Why Did Peter Facinelli Write and Star in ‘Loosies’? Because “as an actor you have very little power”

Peter-Facinelli-LoosiesBelieve it or not, Twilight star Peter Facinelli has much bigger ambitions than starring in one of the biggest blockbuster film series of the last several years. Now that he’s finished filming his role in the series — the final film The Twilight Saga: Breaking Dawn – Part 2 will be released in November — Facinelli is tackling his own projects. 

He wrote and stars in Loosies, a film set in his native New York City. Facinelli spoke to the Wall Street Journal about that experience, and whether not he plans on leaving acting behind.
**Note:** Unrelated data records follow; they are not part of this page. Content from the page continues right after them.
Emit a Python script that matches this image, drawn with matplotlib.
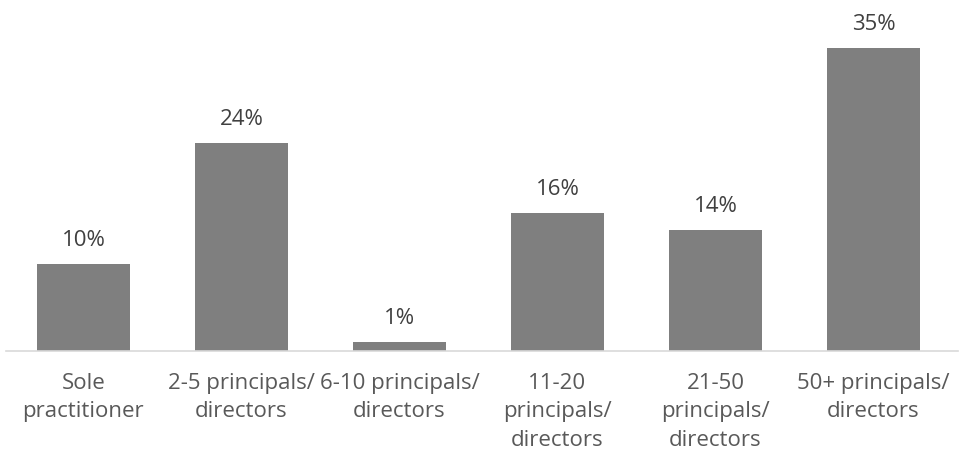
import matplotlib.pyplot as plt

# firm size categories and share of respondents (%)
categories = ['Sole\npractitioner', '2-5 principals/\ndirectors', '6-10 principals/\ndirectors',
              '11-20\nprincipals/\ndirectors', '21-50\nprincipals/\ndirectors', '50+ principals/\ndirectors']
shares = [10, 24, 1, 16, 14, 35]

plt.rcParams['font.family'] = ['Open Sans', 'DejaVu Sans']

fig = plt.figure(figsize=(9.61, 4.62), dpi=100)
ax = fig.add_axes([6 / 961, 111 / 462, 952 / 961, 341 / 462])

x = range(len(categories))
bars = ax.bar(x, shares, width=0.59, color='#7f7f7f', zorder=2)

for rect, v in zip(bars, shares):
    ax.annotate(f'{v}%', (rect.get_x() + rect.get_width() / 2, rect.get_height()),
                xytext=(0, 18), textcoords='offset pixels',
                ha='center', va='baseline', fontsize=16, color='#404040')

ax.set_xlim(-0.49, 5.535)
ax.set_ylim(0, 39.4)
ax.set_xticks(list(x))
ax.set_xticklabels(categories, fontsize=16, color='#595959', linespacing=1.45, va='top')
ax.tick_params(axis='x', length=0, pad=16)
ax.set_yticks([])
for side in ['top', 'left', 'right']:
    ax.spines[side].set_visible(False)
ax.spines['bottom'].set_color('#d9d9d9')
ax.spines['bottom'].set_linewidth(1.2)

fig.savefig('out.png', dpi=100)
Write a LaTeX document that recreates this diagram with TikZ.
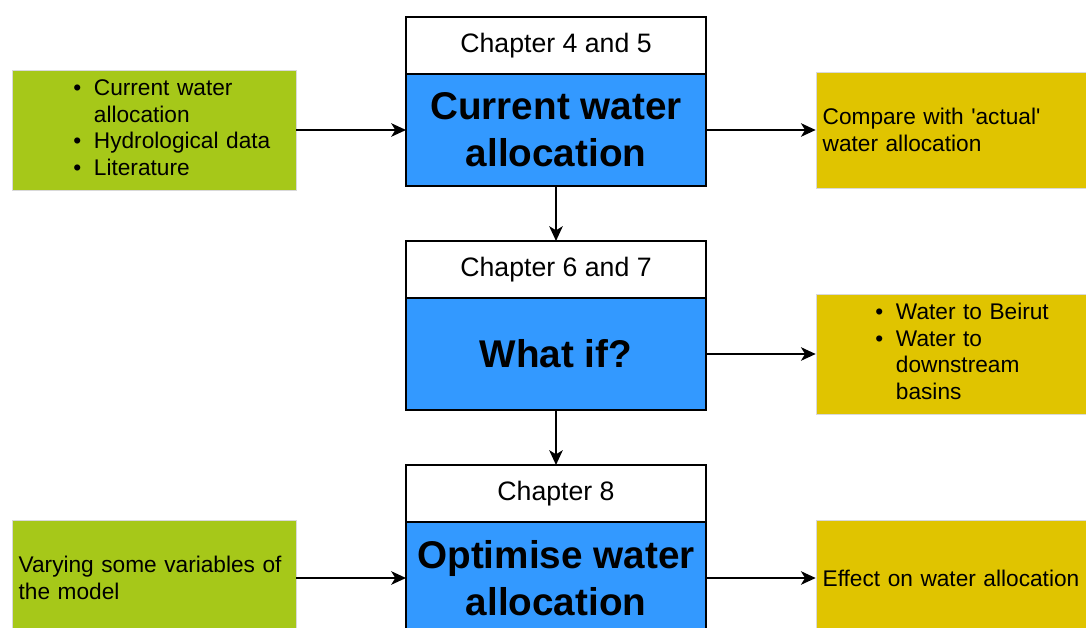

Facinelli spent seven years trying to securing financing for the film — but oddly it only took him three weeks to write the script.  He explains, “The writing part was easy. I had thought about this story for so long until I couldn’t think about it anymore. Even sometimes I just rode the subway and wondered what it would be like to do a pick-pocket film here. I daydreamed. And then I had to pour it out on paper. That’s the process I go through when I write. I’ve written four scripts and we’ve made two of them now. The producer hat was a little bit harder to wear than the writer hat. I had the film set up three times with different actors and a different director and it would fall apart. A financier would get antsy and would take his money someplace else. So it was a great lesson in patience and perseverance.” 

After his experience on Loosies, does Facinelli envision himself in more roles behind the camera?  He says he loves acting too much to let it go, but relishes the ability to control his own projects.  He says, “I love acting and I’ll always act. I’m never going to just want to produce. But as an actor you have very little power. You come in and you are part of someone else’s puzzle. For me to be able to write and create the world and produce, hire the people I want to work with, and then be able to oversee the film from start to filming to finish in the editing room, [it] gives me more control over the project. Now if it fails it’s all my fault.”